Abstract :
[fr] Publié avec le millésime 1900 et représentatif d'un un moment fondateur de la psychanalyse au début du XXème siècle, L'Interprétation du rêve (Die Traumdeutung, 1899) de Sigmund Freud, déterminait un tournant révolutionnaire dans l’histoire de l’art après-guerre et de la forme traditionnelle de l’expérience artistique : l’idée que l’art est perçu à l’inconscient avant même d’être vu.
Les photomontages oniriques de Claude Cahun et Marcel Moore publiés dans l'ouvrage Aveux non avenus (1930), les « écritures sorcières » d'Unica Zürn et les dessins automatiques réalisés par André Masson à partir de 1922, dont le caractère érotique a été affirmé par le peintre lui-même, ce ne sont que quelques exemples significatifs de la redéfinition des marges de l'art par rapport à la dimension psychanalytique.

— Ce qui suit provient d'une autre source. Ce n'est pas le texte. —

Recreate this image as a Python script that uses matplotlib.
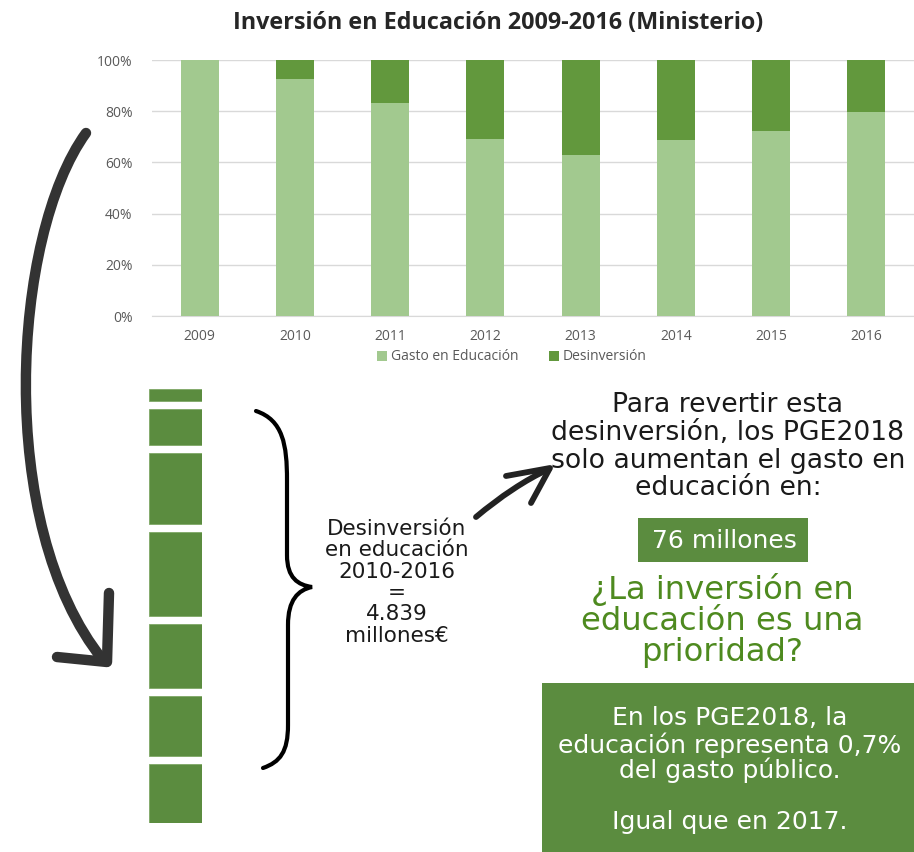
import matplotlib
matplotlib.use("Agg")
import matplotlib.pyplot as plt
from matplotlib.path import Path
from matplotlib.patches import PathPatch, Rectangle
from matplotlib.ticker import PercentFormatter

# ---------------- data ----------------
years = ["2009", "2010", "2011", "2012", "2013", "2014", "2015", "2016"]
gasto_pct = [100.0, 92.4, 83.3, 69.3, 62.9, 68.8, 72.4, 79.8]
desinv_pct = [round(100.0 - g, 1) for g in gasto_pct]
y_ticks = [0, 20, 40, 60, 80, 100]
series_labels = ["Gasto en Educación", "Desinversión"]

block_years = ["2010", "2011", "2012", "2013", "2014", "2015", "2016"]
desinv_millones = [155, 442, 893, 1057, 800, 754, 738]   # sums to 4.839

title = "Inversión en Educación 2009-2016 (Ministerio)"
left_lines = ["Desinversión", "en educación", "2010-2016", "=", "4.839", "millones€"]
right_lines = ["Para revertir esta", "desinversión, los PGE2018",
               "solo aumentan el gasto en", "educación en:"]
box1_text = "76 millones"
question_lines = ["¿La inversión en", "educación es una", "prioridad?"]
box2_lines = ["En los PGE2018, la", "educación representa 0,7%",
              "del gasto público.", "", "Igual que en 2017."]

# ---------------- style ----------------
LIGHT = "#A2C98F"
DARK = "#62983D"
BLOCK = "#5B8C3F"
QGREEN = "#4E8A1F"
ARROW = "#333333"
CHART_FONT = "Open Sans"
TEXT_FONT = "DejaVu Sans"

W, H = 914, 852
fig = plt.figure(figsize=(W / 100, H / 100), dpi=100)
fig.patch.set_facecolor("white")

deco = fig.add_axes([0, 0, 1, 1])
deco.set_xlim(0, W)
deco.set_ylim(H, 0)
deco.axis("off")

# ---------------- stacked 100% bar chart ----------------
ax = fig.add_axes([152 / W, 1 - 316 / H, 762 / W, 256 / H])
ax.patch.set_alpha(0)
x = range(len(years))
ax.bar(x, gasto_pct, width=0.4, color=LIGHT, label=series_labels[0], zorder=3)
ax.bar(x, desinv_pct, width=0.4, bottom=gasto_pct, color=DARK,
       label=series_labels[1], zorder=3)
ax.set_xlim(-0.5, len(years) - 0.5)
ax.set_ylim(0, 100)
ax.set_yticks(y_ticks)
ax.yaxis.set_major_formatter(PercentFormatter(decimals=0))
ax.set_xticks(list(x))
ax.set_xticklabels(years)
ax.grid(axis="y", color="#D9D9D9", linewidth=1, zorder=0)
for s in ["top", "right", "left"]:
    ax.spines[s].set_visible(False)
ax.spines["bottom"].set_color("#D9D9D9")
ax.tick_params(length=0, colors="#595959", labelsize=10)
ax.tick_params(axis="x", pad=9)
ax.tick_params(axis="y", pad=14)
for lab in ax.get_xticklabels() + ax.get_yticklabels():
    lab.set_fontfamily(CHART_FONT)

handles, labels = ax.get_legend_handles_labels()
fig.legend(handles, labels, loc="center", bbox_to_anchor=(512 / W, 1 - 357 / H),
           ncol=2, frameon=False, handlelength=0.7, handleheight=0.7,
           handletextpad=0.3, columnspacing=2.2,
           prop={"family": CHART_FONT, "size": 10}, labelcolor="#595959")

t_title = deco.text(498, 23, title, ha="center", va="center", fontsize=14,
                    fontweight="bold", family=CHART_FONT, color="#262626")

# ---------------- blocks of desinversión ----------------
bx = fig.add_axes([149 / W, 1 - 823 / H, 53 / W, 434 / H])
bx.axis("off")
gap = 100
start = 0
for v in desinv_millones:
    bx.bar(0, v, bottom=start, width=1.0, color=BLOCK, edgecolor="#7FA866",
           linewidth=0.6)
    start += v + gap
bx.set_xlim(-0.5, 0.5)
bx.set_ylim(start - gap, 0)

# ---------------- big curved arrow ----------------
big = Path([(86, 133), (12, 235), (-6, 525), (103, 660)],
           [Path.MOVETO, Path.CURVE4, Path.CURVE4, Path.CURVE4])
deco.add_patch(PathPatch(big, fill=False, edgecolor=ARROW, linewidth=7.5,
                         capstyle="round", joinstyle="round"))
deco.plot([57, 107, 109], [657, 662, 593], color=ARROW, linewidth=7.5,
          solid_capstyle="round", solid_joinstyle="round")

# ---------------- brace ----------------
brace = Path([(256, 411), (283, 420), (287, 445), (287, 480),
              (287, 555),
              (287, 578), (298, 585), (312, 587),
              (298, 590), (288, 600), (288, 625),
              (288, 725),
              (288, 752), (280, 762), (263, 768)],
             [Path.MOVETO, Path.CURVE4, Path.CURVE4, Path.CURVE4,
              Path.LINETO,
              Path.CURVE4, Path.CURVE4, Path.CURVE4,
              Path.CURVE4, Path.CURVE4, Path.CURVE4,
              Path.LINETO,
              Path.CURVE4, Path.CURVE4, Path.CURVE4])
deco.add_patch(PathPatch(brace, fill=False, edgecolor="black", linewidth=3.0,
                         capstyle="round"))

# ---------------- small arrow ----------------
small = Path([(476, 517), (500, 497), (525, 480), (549, 469)],
             [Path.MOVETO, Path.CURVE4, Path.CURVE4, Path.CURVE4])
deco.add_patch(PathPatch(small, fill=False, edgecolor="#222222", linewidth=4.2,
                         capstyle="round"))
deco.plot([506, 550, 531], [476, 468, 503], color="#222222", linewidth=4.2,
          solid_capstyle="round", solid_joinstyle="round")

# ---------------- boxes ----------------
deco.add_patch(Rectangle((638, 518), 170, 44, facecolor=BLOCK, edgecolor="none"))
deco.add_patch(Rectangle((542, 683), W - 542, H - 683, facecolor=BLOCK,
                         edgecolor="none"))

# ---------------- texts ----------------
renderer = fig.canvas.get_renderer()


def text_block(lines, xc, ys, ref_idx, ref_width, color, base=12):
    ts = [deco.text(xc, y, s, ha="center", va="center", fontsize=base,
                    family=TEXT_FONT, color=color) for s, y in zip(lines, ys)]
    w = ts[ref_idx].get_window_extent(renderer).width
    size = base * ref_width / w
    for t in ts:
        t.set_fontsize(size)
    return ts


text_block(left_lines, 397, [529, 550, 572, 593, 614, 636], 1, 143, "#1a1a1a")
text_block(right_lines, 728, [405, 433, 461, 488], 1, 352, "#1a1a1a")
text_block([box1_text], 724, [541], 0, 144, "white")
text_block(question_lines, 722, [589, 621, 652], 1, 282, QGREEN)
text_block(box2_lines, 730, [718, 745, 770, 796, 822], 1, 341, "white")

w = t_title.get_window_extent(renderer).width
t_title.set_fontsize(14 * 533 / w)

fig.savefig("out.png", dpi=100, facecolor="white")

Comme le soulignent Benjamin H. D. Buchloh, Hal Foster, Yve-Alain Bois et Rosalind Krauss dans l'introduction du livre Art since 1900. Modernism, Antimodernism, Postmodernism (2004), de nombreux termes psychanalytiques sont entrés dans le vocabulaire de l'art et de la critique moderniste du XXème siècle comme notamment répression, sublimation, fétichisme, narcissisme, regard. Tous ces termes conduisent à ce que Dora Maar décrivait comme : « le secret de moi-même à moi-même secret ». Privilégiant une approche synchronique face aux radicaux changements et tendances de l'art du XXème siècle, des avant-gardes historiques à la production artistique des années soixante et soixante-dix, la leçon porte principalement sur l’érotisme en tant que moyen de perception esthétique, critique et conceptuelle, et, ce faisant, soulève une série de questions : comment percevons-nous le rapport controversé entre l’art, le pensée et l’érotisme ? Que se passe-t-il lorsque, soudain, c’est notre désire qui interviennent en premier dans notre découverte de l’art ?
Des œuvres d’époques différentes – des « objets désagréables » de Alberto Giacometti aux installations provocatrices de Sarah Lucas, des assemblages en fourrure de Meret Oppenheim aux «actions sentimentales » de Gina Pane, des rayographies de Man Ray aux performances féministes de Valie Export – témoignent d’une approche de l’art profondément lié à la dimension érotique et à ses représentations perturbantes.
Marqué par une esthétique hybride et protéiforme, l’art du XXème siècle questionne en profondeur la complexité des relations entre l’art et l’érotisme, comme celles qui ressortent des autoportraits androgynes de Claude Cahun et Marcel Duchamp, des tableaux-objets de Mimi Parent et des poupées troublantes de Hans Bellmer et Cindy Sherman, ou encore à travers le génie subversif du mouvement Fluxus qui a élu la transgression du corps à véhicule de l’imagerie mentale et sensorielle (Kubota, Vagina Painting, 1965). Avec un ancrage historique dans les moments précurseurs de l’avant-garde artistique et littéraire (Exposition inteRnatiOnale du Surréalisme – ÉROS, 1959 ; Aveux non avenus, 1930 ; Die Erotische Freiheit, 1920), en passant à travers les rituels corporels de Carolee Schneemann, les moulages de cire de Robert Gober et les sculptures à connotations phalliques de Louise Bourgeois, jusqu’à l’analyse de l’œuvre vidéo Pickelporno (1992) réalisée par Pipilotti Rist, l’intervention mettra en lumière avec une visée comparative et transversale les prodromes et les développements d’une production artistique profondément interdisciplinaire qui, à l’enseigne de l’indétermination des genres et d’une dimension fantasmagorique de l'image, a donnée corps aux territoires les plus révolutionnaires de l’expression et de l’expérimentation érotique du XXème siècle.